At first light the winds were picking up so the canoe was quickly loaded and paddled until the 30 and 300 meter portages out of Paull to the NW were completed. Cutting some down trees on the 300-meter portage aroused my appetite so I cooked my breakfast at the end of it. Blueberries by the hand full could be picked on the portage and some went into my 8-grain cereal as it boiled. A west wind is really howling and finding its way into every nook and cranny of the lakes. My food pack is hanging 5 km in that direction and has to be traveled before I can turn and enjoy its push. After fighting the wind and using any protection to gain headway the 450-meter portage to Aegean was a pleasant interlude in the struggle.
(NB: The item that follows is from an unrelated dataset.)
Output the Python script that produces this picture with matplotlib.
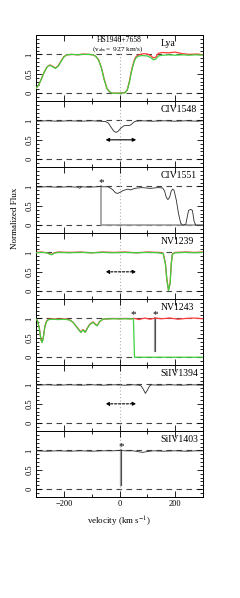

The trail goes over a lot of smooth rock as it passes through what was once a Jack Pine forest in its prime. Now the wind has taken down a lot of them and allowed the blueberries to thrive. Stalling long enough to get refreshed and filled with blueberries I eventually started the last assault needed to get to my food pack. The bears have all of those berries and as expected the food pack was just as I had left it. The wind then pushed me back to the east and even north up Aegean Lake. An added treat was how the terrain changes from low hills and young trees to old timber on high rock hills. The wind pushed me to the top arm of Aegean where the hardest paddle of the day ensued. Heading west toward Aegean Creek every opportunity to rest in the calm spots was taken. The large blades on the 9-foot Carlyle kayak paddle allowed me to churn ahead in the gale whipping down the channel. During the worst gusts the canoe would come to a halt. Halfway to the creek a bag of berries picked earlier were stoked for fuel. With the energy from the berries the creek was finally achieved. After the two 20 meter portages, which could be pulled through, another bonus awaited, that section of Aegean Creek reminded me of a miniature Norwegian fiord. The wind was doing the work and the passage was thoroughly enjoyed. Drifting with the wind and enjoying the beauty it was still evident the wind was howling so a camp was found in a protected bay on Streak Lake. No one had ever used the spot but it will make a great camp with room for numerous tents. It has a good unloading spot and a gentle walk up to an area providing great views down Streak Lake.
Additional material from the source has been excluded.